The ImportanceSamplingDataBase class encapsulates shared data and utilities for importance sampling,
while ISDataAssumeIndependence and ISDataGeneric implement specific algorithms for computing Bayes factors and reweighted samples under different assumptions.
The ImportanceSamplingData class provides a unified interface that can switch between these algorithms based on user configuration.
classDiagram
class ImportanceSamplingDataBase {
prior_samples : pd.DataFrame
posterior_samples : pd.DataFrame
new_prior_samples : pd.DataFrame
bounds : dict[str, Domain]
common_columns : list[str]
binsize_mass : float
binsize_spin : float
get_binsize(col_name: str) float
get_edges(col_name: str) np.ndarray
get_nbins(col_name: str) int
ztol: float
}
class ISDataAssumeIndependence {
get_bayes_factor_1d(bootstrapping: bool) float
get_likelihood_samples_1d(random_state: int) np.ndarray
get_reweighted_samples_1d(random_state: int) pd.DataFrame
}
class ISDataGeneric {
get_bayes_factor_dd(bootstrapping: bool) float
get_likelihood_samples_dd(random_state: int) np.ndarray
get_reweighted_samples_dd(random_state: int) pd.DataFrame
}
class ImportanceSamplingData {
assume_parameter_independence : bool
get_bayes_factor(bootstrapping: bool) float
get_likelihood_samples(random_state: int) np.ndarray
get_reweighted_samples(random_state: int) pd.DataFrame
sample_bayes_factor(n: int, is_parallel: bool, n_threads: int) BayesFactor
}
class BayesFactor {
samples: list[float]
median: float
confidence_interval(percent: float) tuple[float, float]
}
ISDataAssumeIndependence --|> ImportanceSamplingDataBase : inherits
ISDataGeneric --|> ImportanceSamplingDataBase : inherits
ImportanceSamplingData --|> ISDataAssumeIndependence : inherits
ImportanceSamplingData --|> ISDataGeneric : inherits
ImportanceSamplingData --> BayesFactor : generates
Importance Sampling: Compute Bayes Factor Curve
Here we introduce the important classes for computing the Bayes factor curve, which is a key analysis tool for comparing different priors/models.

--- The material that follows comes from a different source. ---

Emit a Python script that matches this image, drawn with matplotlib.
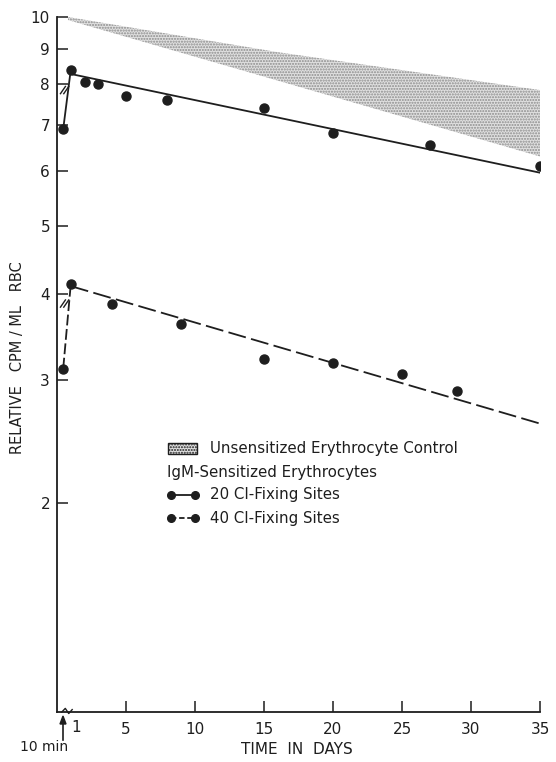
#!/usr/bin/env python3
"""Relative CPM / ML RBC vs time in days (log y), IgM-sensitized vs control."""
import matplotlib
matplotlib.use("Agg")
import matplotlib.pyplot as plt
from matplotlib.ticker import FixedLocator, FixedFormatter, NullLocator

# data (first x position = the "10 min" point)
SOLID_DAYS = [0.45, 1, 2, 3, 5, 8, 15, 20, 27, 35]
SOLID_VALS = [6.9, 8.4, 8.05, 8.0, 7.7, 7.6, 7.4, 6.8, 6.55, 6.1]
SOLID_FIT_DAYS = [1, 35]
SOLID_FIT_VALS = [8.28, 5.97]

DASH_DAYS = [0.45, 1, 4, 9, 15, 20, 25, 29]
DASH_VALS = [3.12, 4.13, 3.86, 3.62, 3.22, 3.18, 3.06, 2.90]
DASH_FIT_DAYS = [1, 35]
DASH_FIT_VALS = [4.10, 2.60]

BAND_DAYS = [0.8, 16, 35]
BAND_TOP = [10.0, 8.9, 7.85]
BAND_BOT = [9.9, 8.1, 6.3]

Y_TICKS = [2, 3, 4, 5, 6, 7, 8, 9, 10]
X_TICKS = [5, 10, 15, 20, 25, 30, 35]

W, H = 556, 762
INK = "#1e1e1e"
plt.rcParams["font.family"] = ["DejaVu Sans"]

fig = plt.figure(figsize=(W / 100, H / 100), dpi=100)
ax = fig.add_axes([57 / W, 1 - 712 / H, (540 - 57) / W, (712 - 17) / H])


def px(x, y):
    return x / W, 1 - y / H


# control band
ax.fill_between(BAND_DAYS, BAND_BOT, BAND_TOP, facecolor="#e0e0e0",
                edgecolor="#8c8c8c", hatch="......", linewidth=0)

# 20 sites (solid)
ax.plot(SOLID_FIT_DAYS, SOLID_FIT_VALS, color=INK, lw=1.3)
ax.plot(SOLID_DAYS[:2], SOLID_VALS[:2], color=INK, lw=1.3)
ax.plot(SOLID_DAYS, SOLID_VALS, "o", color=INK, ms=6.5)

# 40 sites (dashed)
ax.plot(DASH_FIT_DAYS, DASH_FIT_VALS, color=INK, lw=1.3, dashes=(10, 3))
ax.plot(DASH_DAYS[:2], DASH_VALS[:2], color=INK, lw=1.3, dashes=(6, 2))
ax.plot(DASH_DAYS, DASH_VALS, "o", color=INK, ms=6.5)

# break marks on the steep early segments
for yv in (7.85, 3.87):
    for dx in (-0.12, 0.12):
        ax.plot([0.55 + dx - 0.18, 0.55 + dx + 0.18], [yv / 1.012, yv * 1.012],
                color=INK, lw=1.0)

ax.set_yscale("log")
ax.set_ylim(1, 10)
ax.set_xlim(0, 35)
ax.yaxis.set_major_locator(FixedLocator(Y_TICKS))
ax.yaxis.set_major_formatter(FixedFormatter([str(v) for v in Y_TICKS]))
ax.yaxis.set_minor_locator(NullLocator())
ax.set_xticks(X_TICKS)
ax.set_xticklabels([str(v) for v in X_TICKS])
ax.tick_params(axis="both", direction="in", length=8, width=1.1, colors=INK,
               labelsize=11)
ax.tick_params(axis="y", pad=5)
ax.tick_params(axis="x", pad=7)
ax.spines[["top", "right"]].set_visible(False)
for s in ("left", "bottom"):
    ax.spines[s].set_linewidth(1.3)
    ax.spines[s].set_color(INK)

# extra "1" label and 10 min marker
ax.text(1.35, -0.012, "1", transform=ax.get_xaxis_transform(), ha="center",
        va="top", fontsize=11, color=INK)
fig.text(*px(44, 747), "10 min", ha="center", va="center", fontsize=10, color=INK)
fig.add_artist(plt.Line2D([63 / W, 63 / W], [1 - 740 / H, 1 - 722 / H],
                          color=INK, lw=1.2))
fig.add_artist(plt.Polygon([px(60, 724), px(66, 724), px(63, 716)],
                           closed=True, color=INK))
# x-axis break squiggle
ax.plot([0.35, 0.6, 0.85, 1.1], [1.0, 1.012, 0.995, 1.008], color=INK, lw=1.0,
        clip_on=False)

fig.text(*px(297, 749), "TIME  IN  DAYS", ha="center", va="center",
         fontsize=11, color=INK)
fig.text(*px(18, 358), "RELATIVE   CPM / ML   RBC", ha="center", va="center",
         rotation=90, fontsize=10.5, color=INK)

# legend drawn by hand
fig.add_artist(plt.Rectangle(px(168, 454), 29 / W, 11 / H, facecolor="#e0e0e0",
                             edgecolor=INK, hatch="......", lw=1.0))
fs = 10.8
fig.text(*px(210, 449), "Unsensitized Erythrocyte Control", va="center",
         fontsize=fs, color=INK)
fig.text(*px(167, 472), "IgM-Sensitized Erythrocytes", va="center",
         fontsize=fs, color=INK)
for ypos, label, dsh in ((495, "20 CI-Fixing Sites", None),
                         (518, "40 CI-Fixing Sites", (3, 1.5))):
    x0, y0 = px(171, ypos)
    x1, _ = px(195, ypos)
    ln = plt.Line2D([x0, x1], [y0, y0], color=INK, lw=1.3, marker="o", ms=5.5)
    if dsh:
        ln.set_dashes(dsh)
    fig.add_artist(ln)
    fig.text(*px(210, ypos), label, va="center", fontsize=fs, color=INK)

fig.savefig("out.png", dpi=100, facecolor="white")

We first define a CandidatePrior class to represent candidate prior distributions
and provide utilities for sampling escape velocities and conditional priors.
Then the BayesFactorCurve class computes the Bayes factor as a function of escape velocity
by comparing the candidate prior with the inferred posterior distribution.
classDiagram
class CandidatePrior {
df_bh1 : pd.DataFrame
df_bh2 : pd.DataFrame
get_host_escape_velocities(n_pts: int, log_scale: bool) list[float]
get_conditional_prior(v_esc: float, n_min: int, random_state: int) pd.DataFrame
}
class BayesFactorCurve {
n_pts : int
log_scale : bool
n_bootstrapping : int
get_bayes_factor_over_escape_velocity(prior: pd.DataFrame, posterior: pd.DataFrame, candidate_prior: CandidatePrior, n_workers: int) dict[float, BayesFactor]
}
class ImportanceSamplingData {
assume_parameter_independence : bool
get_bayes_factor(bootstrapping: bool) float
get_likelihood_samples(random_state: int) np.ndarray
get_reweighted_samples(random_state: int) pd.DataFrame
sample_bayes_factor(n: int, is_parallel: bool, n_threads: int) BayesFactor
}
class BayesFactor {
samples: list[float]
median: float
confidence_interval(percent: float) tuple[float, float]
}
BayesFactorCurve --> CandidatePrior : uses
BayesFactorCurve --> ImportanceSamplingData : uses
ImportanceSamplingData --> BayesFactor : generates